PHILSOC DISCUSSION
22/10/19
Subjectivity, Aesthetics, and Art
Attendance: 33
Cake Jar Words: “Modern art is [bad]” – “snob” – “truth”
Calls of order: 5
- Can anything be art?
- Anything with intention can be art – what about nature? – biology doesn’t seem random – but some parts of biology aren’t as ‘perfect’ as others – intentionality as a perceived characteristic – perception as ultimately always flawed – what about emotions? – can we enclose emotional content within artistic representation? – convention as containing intentionality – can the non-conventional contain intentionality?
- Is art discovered or defined?
- Is it something of the object or what we see of it?
- Camus – joy of art is to disclose what we see of the world in intention (therefore art is created) – humans as the only species able to produce representations
- Does art have to have meaning?
- In music, for instance, there is no concrete referential object – not all reference is concrete
- Intended meaning makes art seemingly meaningless; but there can still be meaning nevertheless
- Satre: two forms of art – normal and ‘superior’ (which works for social change)
- What makes a mathematical equation sexy?
- Simplicity to solve a difficult problem? Parallelisms?
- Same with minimalist art
- Is high-brow culture superior?
- High-brow culture as presumptuous, superior – related often with heavy cognition or high-expensive – are the artistic circles the ones that determine superiority? – do they have validity in their determinations? – their validity depends on the era of the time
- Seems to change all the time
- High-brow as high in skill-level required; low-brow as high in meaningful content? – but can you stumble on high-brow quality work without having done any practice?

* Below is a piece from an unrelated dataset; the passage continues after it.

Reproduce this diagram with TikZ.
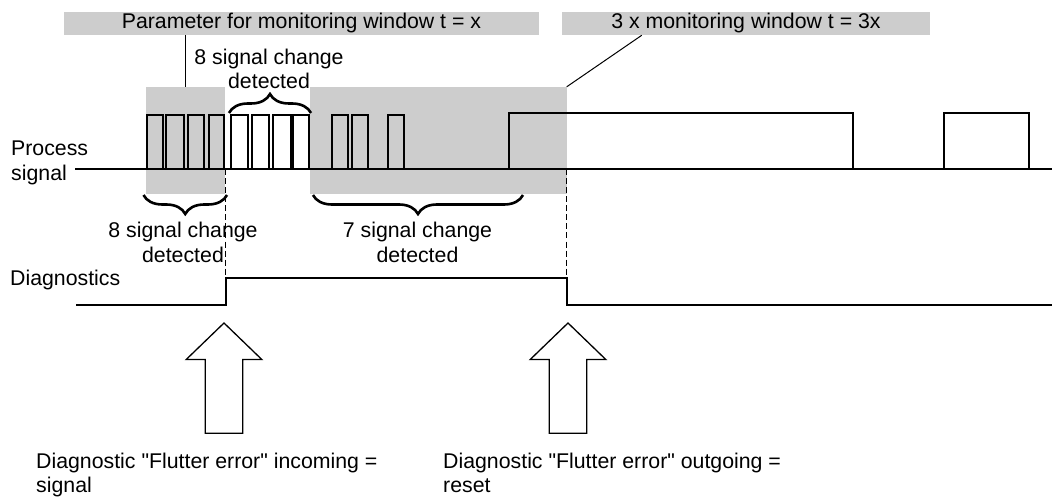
\documentclass[tikz,border=0pt]{standalone}
\usepackage{fontspec}
\setmainfont{Liberation Sans}
\usepackage{tikz}
\usetikzlibrary{calc,decorations.pathreplacing}
\definecolor{wingray}{RGB}{205,205,205}
\tikzstyle{txt} = [inner sep=0pt, font=\fontsize{21.3}{24.5}\selectfont]
\tikzstyle{head} = [txt, rectangle, fill=wingray, minimum height=23.5pt, text centered]
\tikzstyle{win} = [rectangle, fill=wingray, inner sep=0pt, minimum height=107pt]
\tikzstyle{sig} = [line width=2pt, black, line join=miter]
\tikzstyle{callout} = [line width=1pt, black]
\tikzstyle{dashline} = [line width=1pt, black, dash pattern=on 6pt off 3pt]
\tikzstyle{curlyup} = [line width=2.6pt, decorate, decoration={brace, amplitude=19pt}]
\tikzstyle{curlydown} = [line width=2.6pt, decorate, decoration={brace, mirror, amplitude=19pt}]
\tikzstyle{bigarrow} = [line width=1.3pt, fill=white, line join=miter]

\begin{document}
\begin{tikzpicture}[x=1pt,y=-1pt]
            \useasboundingbox (0,0) rectangle (1052,497);
            \node(parbox)[head,minimum width=475pt] at (301.5,23.3){Parameter for monitoring window t = x};
            \node(tripbox)[head,minimum width=368pt] at (746,23.3){3 x monitoring window t = 3x};
            \node(win1)[win,minimum width=79.5pt] at (185.25,140.5){};
            \node(win3)[win,minimum width=257pt] at (438,140.5){};
            \draw[callout](win1.north)--(win1.north |- parbox.south);
            \draw[callout](win3.north east)--($(tripbox.south west)+(80,0)$);
            \node(proclbl)[txt,anchor=north west,align=left] at (11,141){Process\\signal};
            \node(diaglbl)[txt,anchor=north west] at (10,269.5){Diagnostics};
            \coordinate(p0) at (75,169.5);
            \coordinate(p1) at (1052,169.5);
            \coordinate(d0) at (76,305);
            \coordinate(d1) at (1052,305);
            \draw[sig](p0)--(p1);
            \foreach \a/\b in {146.7/163,166/183.5,187.5/203.5,208.5/224,230.7/248.3,251.7/269.3,272.7/290.7,293.3/309.3,331.7/348.3,352.3/367.7,388.3/404}
                \draw[sig](\a,169.5) |- (\b,115.5) -- (\b,169.5);
            \foreach \a/\b in {508.5/852.7,944/1029.3}
                \draw[sig](\a,169.5) |- (\b,113.5) -- (\b,169.5);
            \draw[sig](d0) -| (225.5,277.5) -| (566.5,305) -- (d1);
            \draw[dashline](225.5,169.5)--(225.5,277.5);
            \draw[dashline](566.5,169.5)--(566.5,277.5);
            \draw[curlyup](229,113)--(311,113);
            \draw[curlydown](143.5,195)--(227,195);
            \draw[curlydown](313,195)--(523,195);
            \node(top8)[txt,anchor=north,align=center] at (269,48.5){8 signal change\\detected};
            \node(left8)[txt,anchor=north,align=center] at (183,222){8 signal change\\detected};
            \node(right7)[txt,anchor=north,align=center] at (417.5,222){7 signal change\\detected};
            \foreach \x/\n in {224/inarrow,568/outarrow}{
                \coordinate(\n) at (\x,323);
                \draw[bigarrow](\n) -- ++(37.8,36.5) -- ++(-19.1,0) -- ++(0,73.8) -- ++(-37.4,0) -- ++(0,-73.8) -- ++(-19.1,0) -- cycle;
            }
            \node(inlbl)[txt,anchor=north west,align=left] at (36,452.5){Diagnostic \textquotedbl Flutter error\textquotedbl\ incoming =\\signal};
            \node(outlbl)[txt,anchor=north west,align=left] at (443,452.5){Diagnostic \textquotedbl Flutter error\textquotedbl\ outgoing =\\reset};
\end{tikzpicture}
\end{document}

- What is superior? – Bourdieu as referencing social or economic status as what is superior – e.g. Van Gogh was not high-brow until people started buying his work for lots of money – capitalism suggesting monetary value as be-all and end-all
- High-brow culture as applying high monetary value to certain types of art
- Is Satre’s ‘superior’ art actually superior? – seems to be more sophisticated – but isn’t it just propaganda? – sure, but it still has a certain standing that seems to make it superior – what kind of social change is superior? – how does instigating social change necessarily have a value in the first place? Doesn’t saying this seem to trivially assign artistic value? – social value certainly not be-all and end-all of quality of art
- What is seen as an ‘end’ is for rich people to decide; poor people can only see as ‘means’
- Is there objective beauty?
- Could there be one piece of art that everyone found beautiful? – there are some artistic structures that seem to universally appeal (e.g. architypes and motifs) – Golden Ratio & Fibonacci Sequence – but there are ‘nicer’ sequences
- Can beauty be found in repeat observation?
- Does objectivity entail materiality? – surely, yes
- Are art and beauty actually linked? – beauty as an active, decision-based approach to token perceptions of art
- Is defining even worthwhile? Reductionist, Wittgensteinian approach – but we can get close enough for philosophy to be worthwhile
- Brutalist architecture…
- Can nature be art?
- What is nature? – is nature beautiful? – nature and beauty aren’t totally inseparable? – uniqueness as licensing beauty?
- What counts as art? Anything that has a representational quality? Importance of including human appreciation in the ascription of the term art (the term is so broad) – anything that is put as an “end”; that we might consider has intentional content beyond its immediate function
- Where will art go? How will it evolve?
- Looking to the past and see a general/historical trend? – e.g. Egyptian pyramid creation – but is this just convention?
- Higher future disposable incomes leading to broader artistic interests?
- Focus on higher skill and higher capacity for detailed representation?